As I write this I am lying down on my living room carpet looking up at my eagles, and they seem to tell a different story.  Art is alive; but it is also mine because it transforms not only the environments it is placed in, but also the people who encounter those objects and each other. It would be a pity for Batswana, and I’m sure many other Africans, to be denied this simply because healthcare, community development and education are much more immediate priorities. Art is anything but exclusionary; it takes the shape of whatever vessel it comes into contact with. Communities that wish to reflect the best and the worst of themselves in order to change behaviors, historians who learn much about our past based on the stories left behind on cave walls and tongues, and the clinically depressed woman down the road who at age fifty has just ‘discovered’ the therapeutic effects of writing poetry, they know the far reaching personal effects of art.

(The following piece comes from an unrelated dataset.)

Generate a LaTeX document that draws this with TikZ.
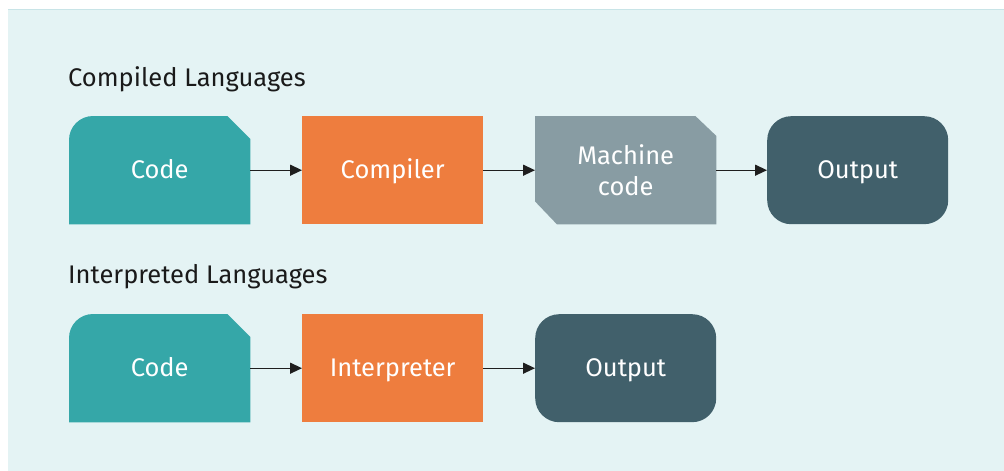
\documentclass[tikz,border=0pt]{standalone}
\usepackage{fontspec}
\setmainfont{Fira Sans}
\usetikzlibrary{backgrounds,arrows.meta}

\definecolor{panelbg}{HTML}{E4F3F4}
\definecolor{panelrule}{HTML}{C8E4E7}
\definecolor{codeteal}{HTML}{35A7A8}
\definecolor{toolorange}{HTML}{EE7D3E}
\definecolor{machinegray}{HTML}{889CA3}
\definecolor{outdark}{HTML}{41606B}
\definecolor{titleink}{HTML}{1A1A1A}
\definecolor{arrowink}{HTML}{1E1E1E}

\begin{document}
\begin{tikzpicture}[x=1pt,y=-1pt,
  box/.style={minimum width=181pt, minimum height=108pt, inner sep=0pt,
    anchor=north west, text=white, align=center,
    font=\fontsize{25.5}{31}\selectfont},
  oneline/.style={text height=23.5pt, text depth=6pt},
  tool/.style={box, oneline, fill=toolorange},
  result/.style={box, oneline, fill=outdark, rounded corners=24pt},
  heading/.style={anchor=base west, inner sep=0pt, text=titleink,
    font=\fontsize{25.5}{30}\selectfont},
  flow/.style={draw=arrowink, line width=1.3pt,
    -{Triangle[length=12pt,width=11pt]}}
]
\useasboundingbox (0,0) rectangle (1004,471);

% Compiled pipeline
\node[heading] (t1) at (68,86) {Compiled Languages};
\node[box, oneline] (c1) at (69,116) {Code};
\node[tool] (comp) at (302,116) {Compiler};
\node[box] (mc) at (535,116) {Machine\\code};
\node[result] (o1) at (767,116) {Output};

% Interpreted pipeline
\node[heading] (t2) at (68,283) {Interpreted Languages};
\node[box, oneline] (c2) at (69,314) {Code};
\node[tool] (interp) at (302,314) {Interpreter};
\node[result] (o2) at (535,314) {Output};

% Panel and document shapes behind the labels
\begin{scope}[on background layer]
  \fill[white] (0,0) rectangle (1004,471);
  \fill[panelbg] (8,9) rectangle (1004,471);
  \draw[panelrule, line width=1pt] (8,9.5) -- (1004,9.5);
  \foreach \n in {c1,c2}{
    \fill[codeteal] (\n.south west) -- ([yshift=-24pt]\n.north west)
      arc[start angle=180, end angle=90, radius=24pt]
      -- ([xshift=-23pt]\n.north east) -- ([yshift=-23pt]\n.north east)
      -- (\n.south east) -- cycle;
  }
  \fill[machinegray] (mc.north west) -- ([xshift=-21pt]mc.north east)
    -- ([yshift=-20pt]mc.north east) -- (mc.south east)
    -- ([xshift=22pt]mc.south west) -- ([yshift=23pt]mc.south west) -- cycle;
\end{scope}

% Connectors
\draw[flow] (c1.east) -- (comp.west);
\draw[flow] (comp.east) -- (mc.west);
\draw[flow] (mc.east) -- (o1.west);
\draw[flow] (c2.east) -- (interp.west);
\draw[flow] (interp.east) -- (o2.west);
\end{tikzpicture}
\end{document}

*the masculine term denoting an artistic bum – which assumes no good can come of giving your heart to art.

Tjawangwa Dema is a BLF Guest Author and is a Botswana based spoken word artist. She’s the Chairperson of the Writers Association of Botswana and the Managing Director of SAUTI Arts and Performance Management. She’s a blogger and some of her writings can be found at:www.tjdema.blogspot.com

Guest Author

I am a guest contributor but also an avid reader of this blog.

One Response to Unpacking Africa’s Intangible Heritage: Aesthetic Africa

  1. Thank you for this article Tjawangwa. I really enjoyed reading it; it’s a breath of fresh air. I loved this self affirmation that “As a Motswana I come from a culture embodied in the oral form. Performance is as native to us as the dirt we stand on.” And I would go further to extend it to say that as Africans we are a talking and moving nation. Its always something that has bothered me that often than not we don’t see value in protecting our own, but are always quick to emulate foreign cultures. It really got me thinking. Thank you, very well written!